Le 16 février 2017, l’examen de la proposition de loi visant à la levée générale du secret professionnel des travailleurs sociaux, en matière de soupçon de terrorisme, fut une nouvelle fois renvoyé à une date ultérieure.
Cela vous a sans doute échappé. Et pour cause, le débat a lieu devant le parlement… de Bruxelles, non pas celui de l’Europe, scindé entre Strasbourg et Bruxelles, mais celui de Belgique. Les travailleurs sociaux français ne sont donc pas concernés… Pour le moment.
Car cela fait quelques temps déjà qu’au sein des pouvoirs publics français, certains s’interrogent sur le rôle des travailleurs sociaux dans le traitement, voire la détection – et donc le signalement – de la radicalisation. Sous le titre « Est-il obligatoire de signaler la radicalisation ? », j’avais publié, en août dernier, une analyse des différentes hypothèses de signalement et par voie de conséquence, de levée du secret professionnel. Il en ressortait qu’il n’existait pas d’outils dédiés à ce type de situation, si ce n’est le numéro vert mis en place par le ministère de l’intérieur, mais qui ne peut concerner les professionnels astreints au secret pour les faits dont ils ont à connaître dans l’exercice de leurs fonctions, sauf situations extrêmes.

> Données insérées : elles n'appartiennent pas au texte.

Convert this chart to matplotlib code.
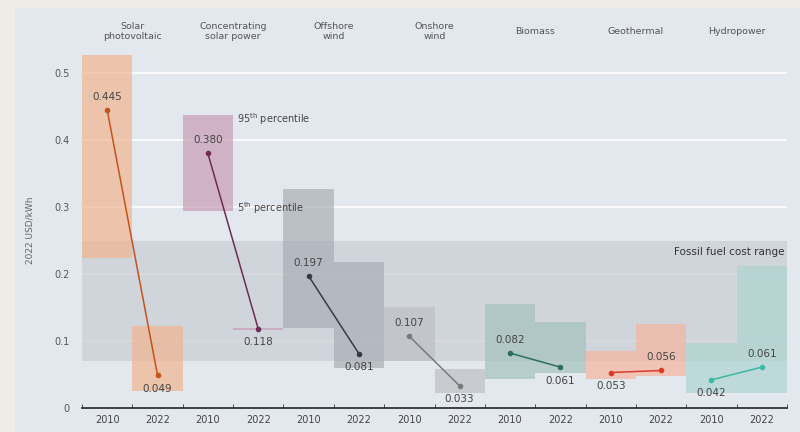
import matplotlib.pyplot as plt
import numpy as np
from matplotlib.patches import Rectangle

# technologies and LCOE data (2022 USD/kWh)
techs = ["Solar\nphotovoltaic", "Concentrating\nsolar power", "Offshore\nwind", "Onshore\nwind",
         "Biomass", "Geothermal", "Hydropower"]
years = ["2010", "2022"]
avg_2010 = [0.445, 0.380, 0.197, 0.107, 0.082, 0.053, 0.042]
avg_2022 = [0.049, 0.118, 0.081, 0.033, 0.061, 0.056, 0.061]
# 5th / 95th percentile ranges
p5_2010 = [0.224, 0.294, 0.119, 0.070, 0.043, 0.043, 0.022]
p95_2010 = [0.527, 0.437, 0.327, 0.151, 0.155, 0.085, 0.097]
p5_2022 = [0.026, 0.116, 0.060, 0.022, 0.052, 0.048, 0.022]
p95_2022 = [0.122, 0.120, 0.218, 0.058, 0.128, 0.125, 0.212]
fossil_low = 0.070
fossil_high = 0.250

bar_colors = ["#f0b48c", "#c89ab4", "#a8acb4", "#bcbfc2", "#a3c1bb", "#f6b49c", "#acd3cf"]
line_colors = ["#c4531c", "#6e2c55", "#363b46", "#7a7a7a", "#2c6d64", "#dd3a28", "#3db9a6"]

fig = plt.figure(figsize=(8, 4.32), dpi=100, facecolor="#eeece7")
fig.patches.append(Rectangle((15 / 800, 0), 785 / 800, 424 / 432, transform=fig.transFigure,
                             facecolor="#e3e7ee", edgecolor="none", zorder=-1))
ax = fig.add_axes([82 / 800, 24 / 432, 705 / 800, 355 / 432])
ax.set_zorder(2)
ax.set_facecolor("none")

n = len(techs)
x10 = np.arange(n) * 2
x22 = x10 + 1

# grid
for g in [0.1, 0.2, 0.3, 0.4, 0.5]:
    ax.axhline(g, color="white", lw=1.2, zorder=0.5)

# fossil band
ax.axhspan(fossil_low, fossil_high, color="#c9ccd3", alpha=0.7, lw=0, zorder=1)
ax.text(13.45, 0.233, "Fossil fuel cost range", ha="right", va="center", fontsize=7.5,
        color="#333333", zorder=5)

for i in range(n):
    ax.bar(x10[i], p95_2010[i] - p5_2010[i], bottom=p5_2010[i], width=1.0,
           color=bar_colors[i], alpha=0.68, lw=0, zorder=2)
    ax.bar(x22[i], p95_2022[i] - p5_2022[i], bottom=p5_2022[i], width=1.0,
           color=bar_colors[i], alpha=0.68, lw=0, zorder=2)
    ax.plot([x10[i], x22[i]], [avg_2010[i], avg_2022[i]], color=line_colors[i], lw=1.1,
            marker="o", ms=3, zorder=4)
    hi10 = avg_2010[i] >= avg_2022[i]
    off = 0.02
    ax.text(x10[i], avg_2010[i] + (off if hi10 else -off), f"{avg_2010[i]:.3f}",
            ha="center", va="center", fontsize=7.5, color="#444444", zorder=5)
    ax.text(x22[i], avg_2022[i] + (-off if hi10 else off), f"{avg_2022[i]:.3f}",
            ha="center", va="center", fontsize=7.5, color="#444444", zorder=5)
    ax.text(x10[i] + 0.5, 1.06, techs[i], transform=ax.get_xaxis_transform(),
            ha="center", va="center", fontsize=6.8, color="#555555", linespacing=1.1)

ax.text(2.58, p95_2010[1] - 0.006, "95$^{\\mathrm{th}}$ percentile", ha="left", va="center",
        fontsize=7, color="#444444")
ax.text(2.58, p5_2010[1] + 0.004, "5$^{\\mathrm{th}}$ percentile", ha="left", va="center",
        fontsize=7, color="#444444")

ax.set_xlim(-0.5, 2 * n - 0.5)
ax.set_ylim(0, 0.53)
ax.set_xticks(np.concatenate([x10, x22]))
ax.set_xticklabels([years[0]] * n + [years[1]] * n)
ax.set_xticks(np.arange(2 * n + 1) - 0.5, minor=True)
ax.tick_params(axis="x", which="major", length=0, labelsize=7, colors="#444444", pad=5)
ax.tick_params(axis="x", which="minor", length=3, direction="in", color="#333333")
ax.set_yticks([0, 0.1, 0.2, 0.3, 0.4, 0.5])
ax.set_yticklabels(["0", "0.1", "0.2", "0.3", "0.4", "0.5"])
ax.tick_params(axis="y", length=0, labelsize=7, colors="#555555", pad=9)
ax.set_ylabel("2022 USD/kWh", fontsize=6.5, color="#666666", labelpad=14)
for s in ["top", "right", "left"]:
    ax.spines[s].set_visible(False)
ax.spines["bottom"].set_color("#333333")
ax.spines["bottom"].set_linewidth(1.3)

fig.savefig("out.png", dpi=100, facecolor=fig.get_facecolor())
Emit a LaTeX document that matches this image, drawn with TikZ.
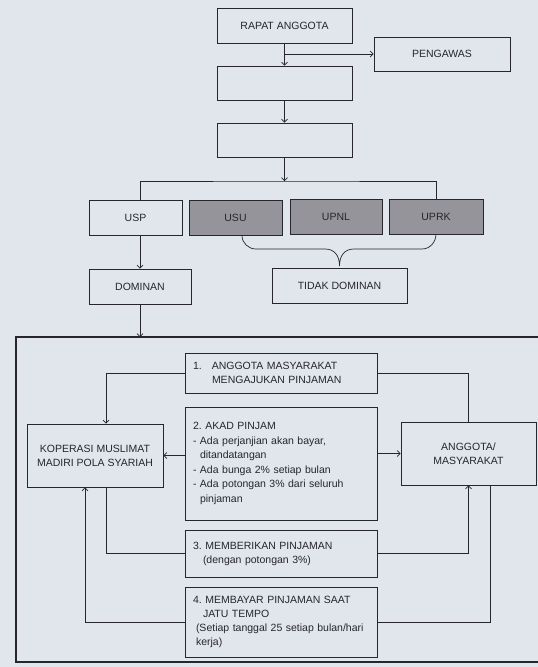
\documentclass[tikz,border=0pt]{standalone}
\usepackage{fontspec}
\setmainfont{Liberation Sans}
\usetikzlibrary{arrows.meta}
\definecolor{bg}{HTML}{E1E5EC}
\definecolor{ink}{HTML}{26262C}
\definecolor{shade}{HTML}{94949A}
\begin{document}
\begin{tikzpicture}[x=1pt,y=-1pt,
  box/.style={draw=ink, line width=0.8pt, inner sep=0pt, align=center,
    font=\fontsize{10.5}{14}\selectfont\frenchspacing, text=ink},
  graybox/.style={box, fill=shade},
  txtbox/.style={box, align=left, inner xsep=8pt, text width=176pt},
  link/.style={draw=ink, line width=0.7pt},
  arr/.style={link, -{Straight Barb[length=3pt,width=6pt]}},
]
\fill[bg] (0,0) rectangle (538,667);
\useasboundingbox (0,0) rectangle (538,667);

% top chain
\node[box, minimum width=135pt, minimum height=35pt] (rapat) at (284.5,25.5) {RAPAT ANGGOTA};
\node[box, minimum width=136pt, minimum height=34pt] (peng) at (442,54) {PENGAWAS};
\node[box, minimum width=135pt, minimum height=34pt] (b2) at (284.5,83) {};
\node[box, minimum width=135pt, minimum height=34pt] (b3) at (284.5,140) {};
\coordinate (hub) at (284.5,181);

% units
\node[box, minimum width=93pt, minimum height=35pt] (usp) at (135.5,217.5) {USP};
\node[graybox, minimum width=93pt, minimum height=35pt] (usu) at (235.5,217.5) {USU};
\node[graybox, minimum width=92pt, minimum height=35pt] (upnl) at (336,216.5) {UPNL};
\node[graybox, minimum width=94pt, minimum height=35pt] (uprk) at (436,216.5) {UPRK};
\node[box, minimum width=102pt, minimum height=35pt] (dom) at (140,286.5) {DOMINAN};
\node[box, minimum width=135pt, minimum height=35pt] (tidak) at (339.5,285.5) {TIDAK DOMINAN};

% big frame
\coordinate (ftop) at (16,337);
\draw[ink, line width=1.4pt] (545,337) -- (ftop) -- (16,662) -- (545,662);

% inner
\node[txtbox, minimum height=40pt] (k1) at (281,373)
  {1.\hspace{10pt}ANGGOTA MASYARAKAT\\\hspace*{19pt}MENGAJUKAN PINJAMAN};
\node[txtbox, minimum height=113pt, font=\fontsize{10.5}{14.5}\selectfont\frenchspacing] (k2) at (281,463.5)
  {2. AKAD PINJAM\\
   - Ada perjanjian akan bayar,\\
   \hspace*{7pt}ditandatangan\\
   - Ada bunga 2\% setiap bulan\\
   - Ada potongan 3\% dari seluruh\\
   \hspace*{7pt}pinjaman};
\node[txtbox, minimum height=47pt] (k3) at (281,553.5)
  {3. MEMBERIKAN PINJAMAN\\\hspace*{10pt}(dengan potongan 3\%)};
\node[txtbox, minimum height=70pt] (k4) at (281,622)
  {4. MEMBAYAR PINJAMAN SAAT\\\hspace*{10pt}JATU TEMPO\\\hspace*{3pt}(Setiap tanggal 25 setiap bulan/hari\\\hspace*{3pt}kerja)};
\node[box, minimum width=136pt, minimum height=63pt] (kop) at (95,455.5)
  {KOPERASI MUSLIMAT\\MADIRI POLA SYARIAH};
\node[box, minimum width=135pt, minimum height=63pt] (ang) at (468.5,453.5)
  {ANGGOTA/\\MASYARAKAT};

% top connectors
\draw[arr] (rapat.south) -- (b2.north);
\draw[arr] (rapat.south |- peng.west) -- (peng.west);
\draw[arr] (b2.south) -- (b3.north);
\draw[arr] (b3.south) -- (hub);
\draw[link] (dom.north |- usp.north) |- (hub) -| (uprk.north);
\draw[link] (242,235.5) to[out=-90,in=180] (256,249) -- (325,249)
  .. controls (334,249) and (339.5,255) .. (339.5,266)
  .. controls (339.5,255) and (345,249) .. (354,249)
  -- (422,249) to[out=0,in=-90] (436,234);
\draw[arr] (dom.north |- usp.south) -- (dom.north);
\draw[arr] (dom.south) -- (dom.south |- ftop);

% inner connectors
\draw[arr] (k1.west) -| ([xshift=11pt]kop.north);
\draw[link] (k1.east) -| (ang.north);
\draw[arr] (k2.west |- kop.east) -- (kop.east);
\draw[arr] (k2.east |- ang.west) -- (ang.west);
\draw[link] ([xshift=11pt]kop.south) |- (k3.west);
\draw[arr] (k3.east) -| (ang.south);
\draw[link] ([xshift=21.5pt]ang.south) |- (k4.east);
\draw[arr] (k4.west) -| ([xshift=-10pt]kop.south);
\end{tikzpicture}
\end{document}
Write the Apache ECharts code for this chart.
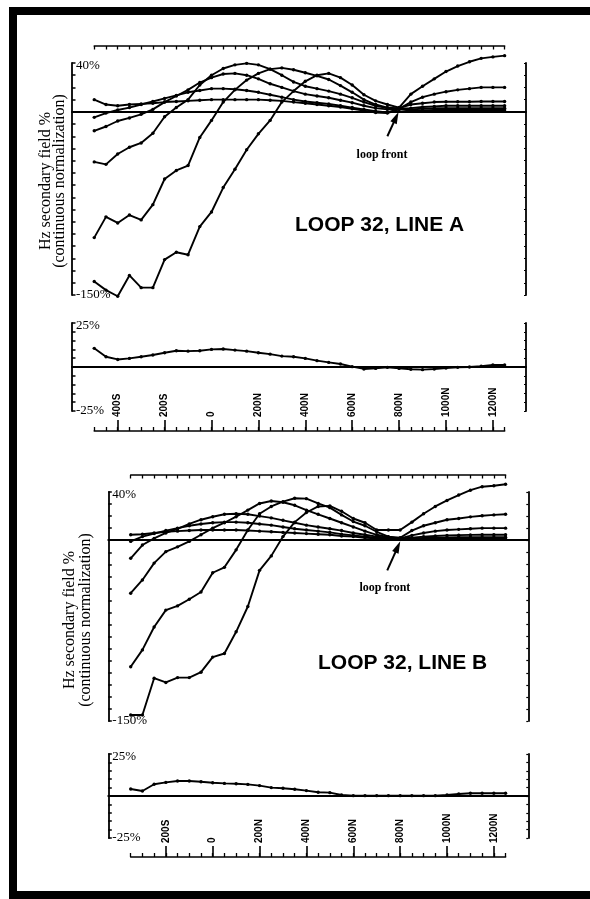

J’avais également constaté, à l’occasion de formations animées pour des travailleurs sociaux, que dans certains départements, le service de l’Aide Sociale à l’Enfance rechignait à considérer qu’il existait un risque de danger justifiant une « information préoccupante » avec levée du secret professionnel, tant qu’il n’y avait pas de départ imminent pour des lieux de conflit. La recrudescence de la déscolarisation dans certains secteurs, au bénéfice d’écoles islamistes radicales souvent clandestines (http://blog.francetvinfo.fr/oeil-20h/2017/01/31/islamisme-radical-ces-ecoles-qui-inquietent-la-republique.html), pourrait toutefois inciter les services départementaux à réviser leur position, faute de quoi le législateur pourrait s’en charger. En effet, lors des rencontres Etats-territoires du 24 octobre 2016 (http://www.gouvernement.fr/rencontres-radicalisation), il avait été évoqué à plusieurs reprises le rôle des travailleurs sociaux dans la lutte contre la radicalisation. Toutefois, rien ne semblait très clair quant à la nature et la forme de leur intervention dans le processus de radicalisation. Serait-ce au stade de la prise en charge des radicalisés, alors que les centres de déradicalisation, tout comme les unités dédiées en maisons d’arrêts, se sont révélés être de cuisants échecs ? Serait-ce au stade de la détection et donc du signalement, ce qui emporterait levée du secret ? Et dans cette hypothèse, cette levée serait-elle facultative ou obligatoire, comme le prévoit la proposition de loi belge ? De toute manière, le législateur qui, en France, s’emparerait de ce sujet, sera nécessairement issu des prochaines élections législatives, dont le résultat est encore plus imprévisible que celui de l’élection présidentielle. Par ailleurs, une recrudescence du terrorisme peut aussi conduire à des inflexions du droit.
En Belgique, les travailleurs sociaux, soutenus par l’opposition, sont fortement opposés à la levée obligatoire de leur secret professionnel, au point de manifester devant le Parlement. Il en irait probablement de même en France, sauf actualité dramatique qui balayerait nombre de réticences, à tort ou à raison.